O verdadeiro milagre de Fátima é que nos sentimos bem nesta «casa maternal» como lhe chamou o Papa Bento onde nos sentimos «acolhidos, compreendidos, consolados, perdoados, reconfortados e renovados. O Santuário de Fátima converteu-se no coração espiritual de Portugal» (nº 4).
Fátima impõe-nos uma tarefa: não cairmos na indiferença diante de tanto sofrimento que nos chega a casa disfarçados como «espetáculo» através das televisões sensacionalistas e que nos cansa.
«O meu Coração Imaculado triunfará» – prometeu a Senhora aos três pequenos. O amor no fim triunfará, diz a cada um de nós.

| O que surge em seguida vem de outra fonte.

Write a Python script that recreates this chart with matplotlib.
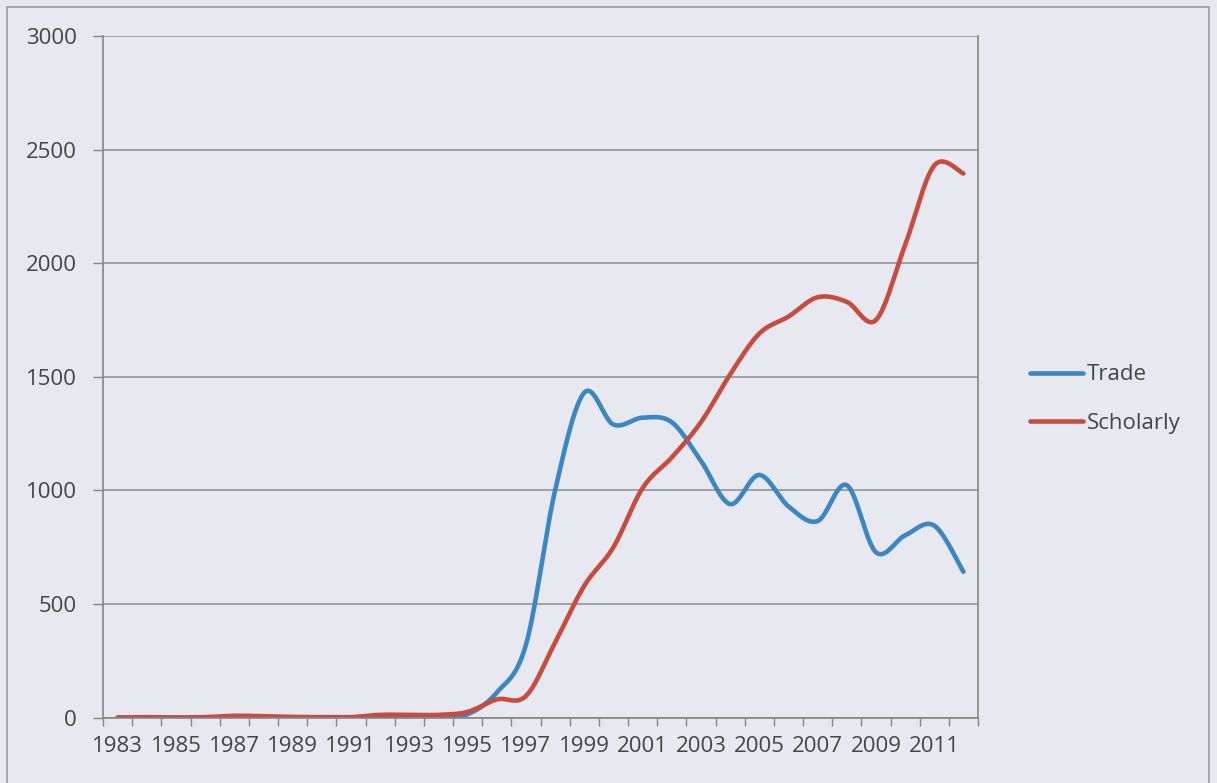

Não viemos sozinhos a Fátima. Trazemos no coração e nas preocupações tanta gente, tanto sofrimento, tanta esperança, tantas intenções para entregar à Mãe de Deus. Fazemo-lo juntos, porque a Senhora mais branca que o sol que em Fátima apareceu aos pastorinhos é nossa Mãe, é Mãe de todos.
A Senhora de Fátima é modelo para a Igreja, porque segue Jesus até à cruz «atenta às necessidades dos próximos, aos clamores dos distantes» (Nº 14). Confiamos à Mãe de misericórdia as intenções que trazemos connosco e pedimos-lhe pelos povos sofredores do Sudão do Sul, da República Democrática do Congo, da República Centro-africana, da Etiópia, do Iémen, da Somália, do Darfur, dos Montes Nubas. Confiamos-lhe os cristãos perseguidos na Síria, na Líbia, no Egito, na Nigéria…

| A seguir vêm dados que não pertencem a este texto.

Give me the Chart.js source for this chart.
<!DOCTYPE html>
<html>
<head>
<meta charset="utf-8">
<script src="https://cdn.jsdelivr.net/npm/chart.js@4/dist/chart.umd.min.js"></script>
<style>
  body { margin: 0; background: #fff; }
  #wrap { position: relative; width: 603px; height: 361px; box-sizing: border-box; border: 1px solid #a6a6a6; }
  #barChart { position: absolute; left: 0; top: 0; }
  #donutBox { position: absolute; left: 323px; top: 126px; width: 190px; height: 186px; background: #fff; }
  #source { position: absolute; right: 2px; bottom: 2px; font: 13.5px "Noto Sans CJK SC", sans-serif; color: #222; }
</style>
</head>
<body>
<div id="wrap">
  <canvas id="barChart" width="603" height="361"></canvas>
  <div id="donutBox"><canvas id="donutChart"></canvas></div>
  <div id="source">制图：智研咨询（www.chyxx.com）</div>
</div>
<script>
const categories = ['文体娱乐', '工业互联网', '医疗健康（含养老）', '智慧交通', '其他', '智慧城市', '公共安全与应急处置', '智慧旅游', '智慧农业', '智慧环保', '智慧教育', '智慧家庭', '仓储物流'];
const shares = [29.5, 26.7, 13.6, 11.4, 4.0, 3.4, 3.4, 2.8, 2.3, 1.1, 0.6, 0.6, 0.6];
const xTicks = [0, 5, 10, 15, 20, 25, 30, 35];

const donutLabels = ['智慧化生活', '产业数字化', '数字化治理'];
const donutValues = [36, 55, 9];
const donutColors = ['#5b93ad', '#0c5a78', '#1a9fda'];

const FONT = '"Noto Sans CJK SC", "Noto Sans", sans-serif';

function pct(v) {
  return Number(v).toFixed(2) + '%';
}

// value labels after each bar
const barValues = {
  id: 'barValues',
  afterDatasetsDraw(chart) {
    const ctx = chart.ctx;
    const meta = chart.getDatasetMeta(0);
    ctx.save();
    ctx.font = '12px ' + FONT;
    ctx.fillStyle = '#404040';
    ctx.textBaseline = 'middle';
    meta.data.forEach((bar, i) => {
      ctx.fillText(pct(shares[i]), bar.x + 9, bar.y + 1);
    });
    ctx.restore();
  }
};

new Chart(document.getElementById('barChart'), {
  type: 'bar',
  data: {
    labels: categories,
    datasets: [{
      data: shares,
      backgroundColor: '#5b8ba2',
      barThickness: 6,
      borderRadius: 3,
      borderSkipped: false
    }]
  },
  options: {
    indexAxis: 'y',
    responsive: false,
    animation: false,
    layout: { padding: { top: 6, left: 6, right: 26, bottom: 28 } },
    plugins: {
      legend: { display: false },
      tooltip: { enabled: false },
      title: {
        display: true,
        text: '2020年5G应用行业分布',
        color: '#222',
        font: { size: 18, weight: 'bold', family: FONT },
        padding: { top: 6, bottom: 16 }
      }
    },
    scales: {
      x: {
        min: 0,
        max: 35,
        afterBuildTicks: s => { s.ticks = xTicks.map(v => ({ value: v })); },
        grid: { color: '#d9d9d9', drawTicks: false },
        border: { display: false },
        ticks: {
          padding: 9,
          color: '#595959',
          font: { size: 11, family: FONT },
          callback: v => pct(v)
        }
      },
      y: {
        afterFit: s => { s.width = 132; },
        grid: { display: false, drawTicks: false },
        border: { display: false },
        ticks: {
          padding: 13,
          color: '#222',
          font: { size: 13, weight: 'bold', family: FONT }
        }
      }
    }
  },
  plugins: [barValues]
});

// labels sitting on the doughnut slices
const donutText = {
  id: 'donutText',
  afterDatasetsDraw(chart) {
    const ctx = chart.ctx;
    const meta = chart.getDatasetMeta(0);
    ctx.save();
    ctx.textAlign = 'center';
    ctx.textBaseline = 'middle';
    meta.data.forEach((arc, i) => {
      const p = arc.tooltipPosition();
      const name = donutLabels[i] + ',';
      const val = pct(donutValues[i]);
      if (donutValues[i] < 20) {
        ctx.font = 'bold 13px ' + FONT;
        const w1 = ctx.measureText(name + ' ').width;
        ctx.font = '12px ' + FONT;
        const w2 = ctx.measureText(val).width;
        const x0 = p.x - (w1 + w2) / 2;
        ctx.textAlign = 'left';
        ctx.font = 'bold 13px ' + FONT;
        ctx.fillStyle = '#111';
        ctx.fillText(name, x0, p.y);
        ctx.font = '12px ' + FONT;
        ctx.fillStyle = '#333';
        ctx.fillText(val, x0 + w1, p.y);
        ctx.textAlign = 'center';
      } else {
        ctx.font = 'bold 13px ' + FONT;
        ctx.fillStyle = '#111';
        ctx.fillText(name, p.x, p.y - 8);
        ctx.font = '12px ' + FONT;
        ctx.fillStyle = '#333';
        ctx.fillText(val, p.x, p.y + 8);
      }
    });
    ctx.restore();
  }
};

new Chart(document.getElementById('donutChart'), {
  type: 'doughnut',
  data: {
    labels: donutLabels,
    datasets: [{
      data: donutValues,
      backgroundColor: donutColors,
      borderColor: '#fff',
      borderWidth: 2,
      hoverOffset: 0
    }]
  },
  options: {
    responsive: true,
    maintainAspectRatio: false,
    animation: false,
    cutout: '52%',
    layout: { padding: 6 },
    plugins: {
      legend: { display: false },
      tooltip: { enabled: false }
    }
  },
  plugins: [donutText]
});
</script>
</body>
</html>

Maria é modelo do cristão convidado à conversão, isto é: erradicar do coração a tentação do domínio (nº 14), anúncio de misericórdia e de paz desde a aparição do anjo.

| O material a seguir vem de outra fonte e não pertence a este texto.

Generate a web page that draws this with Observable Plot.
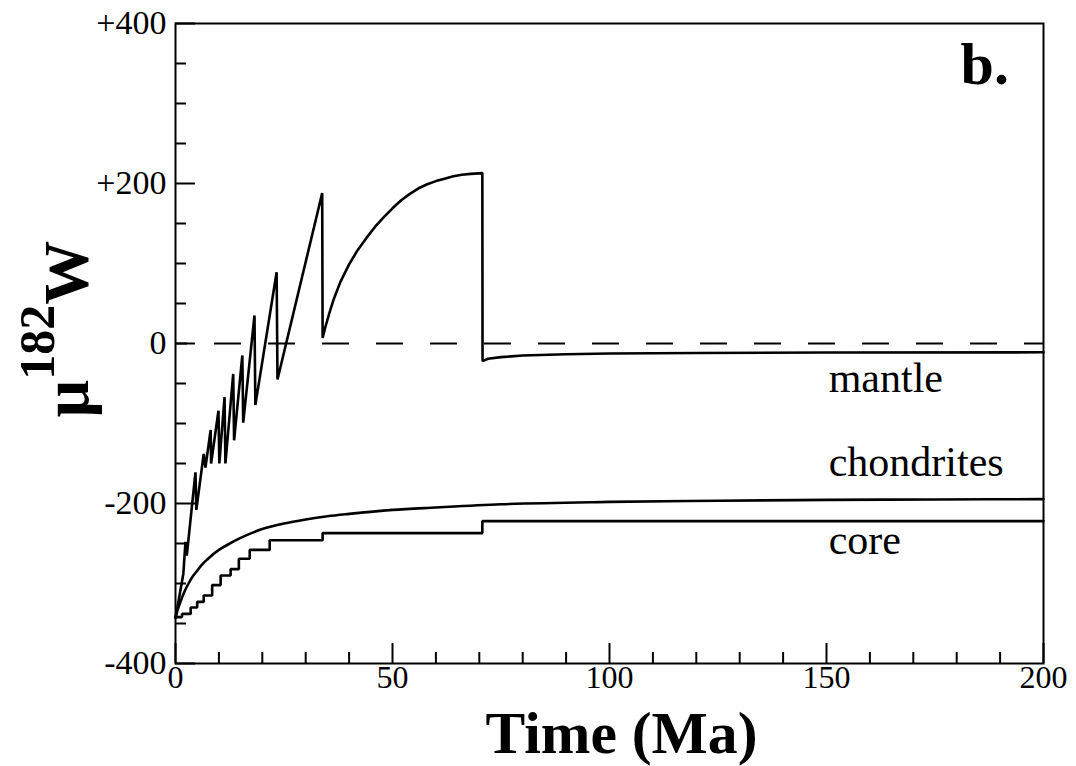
<!DOCTYPE html>
<html><head><meta charset="utf-8">
<script src="https://cdn.jsdelivr.net/npm/d3@7"></script>
<script src="https://cdn.jsdelivr.net/npm/@observablehq/plot@0.6"></script>
<style>body{margin:0;background:#fff}</style>
</head><body><div id="chart"></div>
<script>
// ---- data ----
const mantleT = [0, 1.8, 2.3, 2.6, 4.6, 4.8, 6.5, 6.9, 8.1, 8.2, 9.9, 10.1, 11.3, 11.5, 13.3, 13.5, 15.4, 15.6, 18.2, 18.4, 23.3, 23.5, 33.8, 33.9, 34.5, 35.5, 36.5, 38, 40, 42, 44, 46, 48, 50, 52, 54, 56, 58, 60, 62, 64, 66, 68, 70.7, 70.75, 72, 75, 80, 90, 100, 120, 150, 200];
const mantleV = [-343, -288, -248, -265, -161, -208, -138, -155, -108, -150, -84, -150, -67, -150, -38, -121, -15, -99, 35, -77, 89, -45, 188, 7, 20, 39, 56, 77, 99, 117, 132, 146, 158, 169, 179, 187, 194, 199, 203, 206, 209, 211, 212, 213, -22, -19, -17, -15, -13.5, -12.5, -11.8, -11.3, -11];

const chondT = [0, 0.5, 1, 2, 3, 4, 5, 6, 7.5, 10, 12.5, 15, 17.5, 20, 25, 30, 35, 40, 50, 60, 75, 100, 125, 150, 175, 200];
const chondV = [-343, -333, -325, -311, -300, -291, -284, -277, -269, -258, -250, -243, -237, -232, -225, -220, -216, -213, -208, -205, -201, -198, -196.5, -195.5, -195, -194.5];

const coreT = [0, 1.5, 3.5, 5.0, 6.5, 8.45, 10.4, 12.7, 14.6, 17.1, 21.7, 33.9, 70.7, 200];
const coreV = [-342, -338, -330, -323, -315, -302, -290, -282, -269, -258, -246, -237, -222, -222];

const xMajor = [0, 50, 100, 150, 200];
const xMinor = [10, 20, 30, 40, 60, 70, 80, 90, 110, 120, 130, 140, 160, 170, 180, 190];
const yMajor = [-400, -200, 0, 200, 400];
const yMinor = [-350, -300, -250, -150, -100, -50, 50, 100, 150, 250, 300, 350];

const seriesNames = ["mantle", "chondrites", "core"];
const seriesLabelX = [150.5, 150.5, 150.5];
const seriesLabelY = [-61, -165, -263];
const panelLabel = ["b."];
const panelLabelX = [180.9];
const panelLabelY = [325];
const xTitle = ["Time (Ma)"];

// ---- tables ----
const mantle = mantleT.map((t, i) => ({t, v: mantleV[i]}));
const chond = chondT.map((t, i) => ({t, v: chondV[i]}));
const core = coreT.map((t, i) => ({t, v: coreV[i]}));
const labels = seriesNames.map((name, i) => ({name, x: seriesLabelX[i], y: seriesLabelY[i]}));
const panel = panelLabel.map((name, i) => ({name, x: panelLabelX[i], y: panelLabelY[i]}));

const FONT = "'Liberation Serif', 'Times New Roman', serif";
const W = 1076, H = 766, ML = 175, MR = 33, MT = 23, MB = 103;
const FW = W - ML - MR, FH = H - MT - MB;

const chart = Plot.plot({
  width: W, height: H,
  marginLeft: ML, marginRight: MR, marginTop: MT, marginBottom: MB,
  x: {domain: [0, 200]},
  y: {domain: [-400, 400]},
  style: {fontFamily: FONT, fontSize: "33px", color: "#000", background: "#fff"},
  marks: [
    Plot.ruleY([0], {strokeDasharray: "27,27", strokeDashoffset: 15, strokeWidth: 2}),
    Plot.line(chond, {x: "t", y: "v", curve: "monotone-x", strokeWidth: 2.6}),
    Plot.line(core, {x: "t", y: "v", curve: "step-after", strokeWidth: 2.6, strokeLinejoin: "miter"}),
    Plot.line(mantle, {x: "t", y: "v", strokeWidth: 2.6, strokeLinejoin: "miter"}),
    Plot.tickX(xMinor, {x: d => d, insetTop: FH - 11, strokeWidth: 2}),
    Plot.tickX(xMajor, {x: d => d, insetTop: FH - 20, strokeWidth: 2}),
    Plot.tickY(yMinor, {y: d => d, insetRight: FW - 11, strokeWidth: 2}),
    Plot.tickY(yMajor, {y: d => d, insetRight: FW - 20, strokeWidth: 2}),
    Plot.frame({strokeWidth: 2}),
    Plot.axisX(xMajor, {tickSize: 0, tickPadding: 2, fontSize: 32, label: null}),
    Plot.axisY(yMajor, {tickSize: 0, tickPadding: 9, fontSize: 34, label: null,
      tickFormat: d => d > 0 ? "+" + d : String(d)}),
    Plot.text(labels, {x: "x", y: "y", text: "name", textAnchor: "start", lineAnchor: "bottom", fontSize: 42}),
    Plot.text(panel, {x: "x", y: "y", text: "name", textAnchor: "start", lineAnchor: "bottom", fontSize: 60, fontWeight: "bold"}),
    Plot.text(xTitle, {frameAnchor: "bottom", dy: 89, dx: 12, lineAnchor: "bottom", fontSize: 60, fontWeight: "bold"})
  ]
});
document.getElementById("chart").appendChild(chart);

// condense the x-axis title to the reference's narrow letterforms
d3.select(chart).selectAll("text").filter(function() { return this.textContent === xTitle[0]; })
  .attr("textLength", 272).attr("lengthAdjust", "spacingAndGlyphs");

// y-axis title with superscript
const svg = d3.select(chart);
const lab = svg.append("text")
  .attr("transform", `translate(88, ${MT + FH / 2 - 14}) rotate(-90)`)
  .attr("text-anchor", "middle")
  .attr("font-family", FONT)
  .attr("font-weight", "bold")
  .attr("fill", "#000");
lab.append("tspan").attr("font-size", 66).text("μ");
lab.append("tspan").attr("font-size", 50).attr("dy", -34).text("182");
lab.append("tspan").attr("font-size", 64).attr("dy", 34).text("W");
</script>
</body></html>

«Fiéis ao carisma de Fátima, somos chamados a acolher o convite à promoção e defesa da paz entre os povos, denunciando e opondo-nos aos mecanismos perversos que enfrentam raças e nações: a arrogância racionalista e individualista, o egoísmo indiferente e subjetivista, a economia sem moral ou a política sem compaixão. Fátima ergue-se como palavra profética de denúncia do mal e compromisso com o bem, na promoção da justiça e da paz, na valorização e respeito pela dignidade de cada ser humano», escrevem os bispos portugueses na sua Carta Pastoral (nº 15).